Additionally, recent work in hybrid self-supervised models such as DinoTwins combines DINO’s semantic self-distillation with Barlow Twins’ decorrelation. DinoTwins applies both cross-entropy (for semantic grouping) and BT loss in parallel, demonstrating that redundancy reduction and semantic consistency can be harmonized within a single pipeline. While this represents a distinct integration strategy, it highlights the expanding role of sample interaction and regularization in SSL frameworks (Podsiadly et al., 24 Aug 2025).
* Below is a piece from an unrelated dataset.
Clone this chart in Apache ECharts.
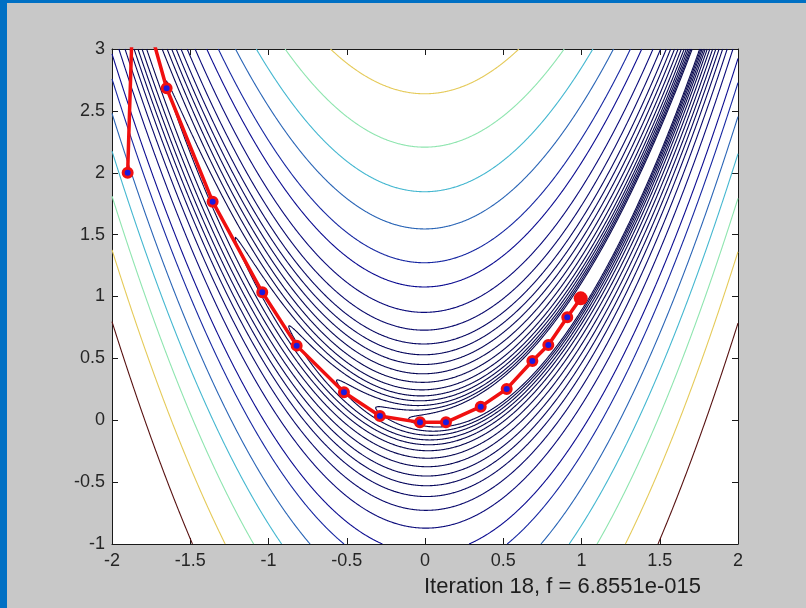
<!DOCTYPE html>
<html>
<head>
<meta charset="utf-8">
<script src="https://cdn.jsdelivr.net/npm/echarts@6/dist/echarts.min.js"></script>
<style>
html, body { margin: 0; padding: 0; background: #c8c8c8; }
#main { width: 806px; height: 608px; }
</style>
</head>
<body>
<div id="main"></div>
<script>
// axis ticks
var xTicks = [-2, -1.5, -1, -0.5, 0, 0.5, 1, 1.5, 2];
var yTicks = [-1, -0.5, 0, 0.5, 1, 1.5, 2, 2.5, 3];

// contour levels of f(x,y) = (1-x)^2 + 100(y-x^2)^2
var contourLevels = [1.22, 1.73, 2.45, 3.5, 4.9, 7.05, 10.4, 15.1, 21.3, 29, 39, 54, 77,
	117, 163, 240, 342, 488, 697, 1035];

// iterates of the minimiser (the 2nd one lies above the frame)
var pathX = [-1.9, -1.86, -1.651, -1.357, -1.040, -0.820, -0.518, -0.288, -0.032, 0.134,
	0.356, 0.522, 0.686, 0.788, 0.909, 0.995];
var pathY = [2.0, 3.63, 2.683, 1.766, 1.034, 0.603, 0.226, 0.034, -0.017, -0.017,
	0.110, 0.253, 0.479, 0.608, 0.832, 0.985];

var xlabelText = 'Iteration 18, f = 6.8551e-015';

function rosen(x, y) {
	return (1 - x) * (1 - x) + 100 * (y - x * x) * (y - x * x);
}

// sample the function
var x0 = xTicks[0], x1 = xTicks[xTicks.length - 1];
var y0 = yTicks[0], y1 = yTicks[yTicks.length - 1];
var nx = 801, ny = 801;
var dx = (x1 - x0) / (nx - 1), dy = (y1 - y0) / (ny - 1);
var z = new Float64Array(nx * ny);
for (var j = 0; j < ny; j++) {
	for (var i = 0; i < nx; i++) {
		z[j * nx + i] = rosen(x0 + i * dx, y0 + j * dy);
	}
}

// marching squares, segments joined into polylines by shared grid edges
function traceLevel(L) {
	var nbr = new Map();
	function link(a, b) {
		var na = nbr.get(a);
		if (na) na.push(b); else nbr.set(a, [b]);
		var nb = nbr.get(b);
		if (nb) nb.push(a); else nbr.set(b, [a]);
	}
	for (var j = 0; j < ny - 1; j++) {
		for (var i = 0; i < nx - 1; i++) {
			var k = j * nx + i;
			var v0 = z[k], v1 = z[k + 1], v2 = z[k + nx + 1], v3 = z[k + nx];
			var code = (v0 >= L ? 1 : 0) | (v1 >= L ? 2 : 0) | (v2 >= L ? 4 : 0) | (v3 >= L ? 8 : 0);
			if (code === 0 || code === 15) continue;
			var eB = 2 * k, eR = 2 * (k + 1) + 1, eT = 2 * (k + nx), eL = 2 * k + 1;
			if (code === 5 || code === 10) {
				var cUp = (v0 + v1 + v2 + v3) / 4 >= L;
				if ((code === 5) === cUp) {
					link(eB, eR); link(eT, eL);
				} else {
					link(eL, eB); link(eR, eT);
				}
				continue;
			}
			var list = [];
			var b0 = code & 1, b1 = (code >> 1) & 1, b2 = (code >> 2) & 1, b3 = (code >> 3) & 1;
			if (b0 !== b1) list.push(eB);
			if (b1 !== b2) list.push(eR);
			if (b2 !== b3) list.push(eT);
			if (b3 !== b0) list.push(eL);
			link(list[0], list[1]);
		}
	}
	function pt(e) {
		var k, i, j, t;
		if (e % 2 === 0) {
			k = e / 2; i = k % nx; j = (k - i) / nx;
			t = (L - z[k]) / (z[k + 1] - z[k]);
			return [x0 + (i + t) * dx, y0 + j * dy];
		}
		k = (e - 1) / 2; i = k % nx; j = (k - i) / nx;
		t = (L - z[k]) / (z[k + nx] - z[k]);
		return [x0 + i * dx, y0 + (j + t) * dy];
	}
	var seen = new Set();
	var out = [];
	function walk(start) {
		var pts = [], prev = -1, cur = start;
		while (cur !== undefined && !seen.has(cur)) {
			seen.add(cur);
			pts.push(pt(cur));
			var n = nbr.get(cur);
			var next = n[0] !== prev ? n[0] : n[1];
			prev = cur;
			cur = next;
		}
		if (cur === start) pts.push(pts[0]);
		if (pts.length > 1) out.push(pts);
	}
	nbr.forEach(function(n, e) {
		if (n.length === 1 && !seen.has(e)) walk(e);
	});
	nbr.forEach(function(n, e) {
		if (!seen.has(e)) walk(e);
	});
	return out;
}

// jet colour map, washed toward its own luminance like the thin lines in the picture
function jet(t) {
	var r = 1.5 - Math.abs(4 * t - 3), g = 1.5 - Math.abs(4 * t - 2), b = 1.5 - Math.abs(4 * t - 1);
	var rgb = [r, g, b].map(function(v) { return Math.max(0, Math.min(1, v)) * 255; });
	var lum = 0.299 * rgb[0] + 0.587 * rgb[1] + 0.114 * rgb[2];
	rgb = rgb.map(function(v) { return Math.round(lum + (v - lum) * 0.55); });
	return 'rgb(' + rgb.join(',') + ')';
}

var lMin = contourLevels[0], lMax = contourLevels[contourLevels.length - 1];
var contourData = [];
contourLevels.forEach(function(L) {
	var color = jet((L - lMin) / (lMax - lMin));
	traceLevel(L).forEach(function(pts) {
		contourData.push({ coords: pts, lineStyle: { color: color } });
	});
});

var pathData = pathX.map(function(x, i) {
	return [x, pathY[i]];
});
var last = pathData.length - 1;
pathData[last] = {
	value: pathData[last],
	symbolSize: 14,
	itemStyle: { color: '#f01010', borderWidth: 0 }
};

var font = '"Liberation Sans", Arial, sans-serif';
function axisX(pos, labels) {
	return {
		type: 'value', position: pos, min: x0, max: x1, interval: xTicks[1] - xTicks[0],
		axisLine: { show: true, onZero: false, lineStyle: { color: '#1a1a1a', width: 1 } },
		axisTick: { show: true, inside: true, length: 6, lineStyle: { color: '#1a1a1a' } },
		axisLabel: { show: labels, fontSize: 18, color: '#262626', margin: 8, fontFamily: font },
		splitLine: { show: false }
	};
}
function axisY(pos, labels) {
	return {
		type: 'value', position: pos, min: y0, max: y1, interval: yTicks[1] - yTicks[0],
		axisLine: { show: true, onZero: false, lineStyle: { color: '#1a1a1a', width: 1 } },
		axisTick: { show: true, inside: true, length: 6, lineStyle: { color: '#1a1a1a' } },
		axisLabel: { show: labels, fontSize: 18, color: '#262626', margin: 7, fontFamily: font },
		splitLine: { show: false }
	};
}

var chart = echarts.init(document.getElementById('main'));
chart.setOption({
	animation: false,
	backgroundColor: '#c8c8c8',
	grid: {
		left: 112, right: 68, top: 49, bottom: 64,
		show: true, backgroundColor: '#ffffff', borderWidth: 0
	},
	xAxis: [axisX('bottom', true), axisX('top', false)],
	yAxis: [axisY('left', true), axisY('right', false)],
	graphic: [
		{ type: 'rect', left: 0, top: 0, shape: { width: 806, height: 3 }, style: { fill: '#0070c4' } },
		{ type: 'rect', left: 0, top: 0, shape: { width: 7, height: 608 }, style: { fill: '#0070c4' } },
		{
			type: 'text', left: 424, top: 576,
			style: { text: xlabelText, font: '22px ' + font, fill: '#1e1e1e' }
		}
	],
	series: [{
		type: 'lines',
		coordinateSystem: 'cartesian2d',
		polyline: true,
		silent: true,
		z: 2,
		lineStyle: { width: 1.1, opacity: 1 },
		data: contourData
	}, {
		type: 'line',
		z: 5,
		clip: true,
		silent: true,
		data: pathData,
		lineStyle: { color: '#f01010', width: 3.5 },
		symbol: 'circle',
		symbolSize: 9,
		itemStyle: { color: '#1a1ae0', borderColor: '#f01010', borderWidth: 3 }
	}]
});
</script>
</body>
</html>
6. Limitations and Future Research Directions

Mixed Barlow Twins presumes that linear interpolation in input space yields linear interpolation in embedding space, a property dependent on architecture and training dynamics. There is no formal proof of this assumption for arbitrary deep networks. The method incurs minor extra computation (an additional encoder-projector forward pass per batch) and requires a small hyperparameter sweep for optimal regularizer weighting.

Prospective research directions include:

Theoretical characterization of interpolation behavior in deep feature spaces.
Application to alternative backbones such as vision transformers and to other InfoMax variants (e.g., VICReg).
Exploration of advanced mixing routines (CutMix, manifold MixUp, nearest-neighbor MixUp).
Leveraging the framework in large-scale or unsupervised settings where overfitting is detrimental and representation structure is paramount.

A plausible implication is that, as architectures and datasets increase in complexity, explicit sample-mixing regularizers may become a general design principle for self-supervised learning, potentially yielding more robust and generalizable features (Bandara et al., 2023).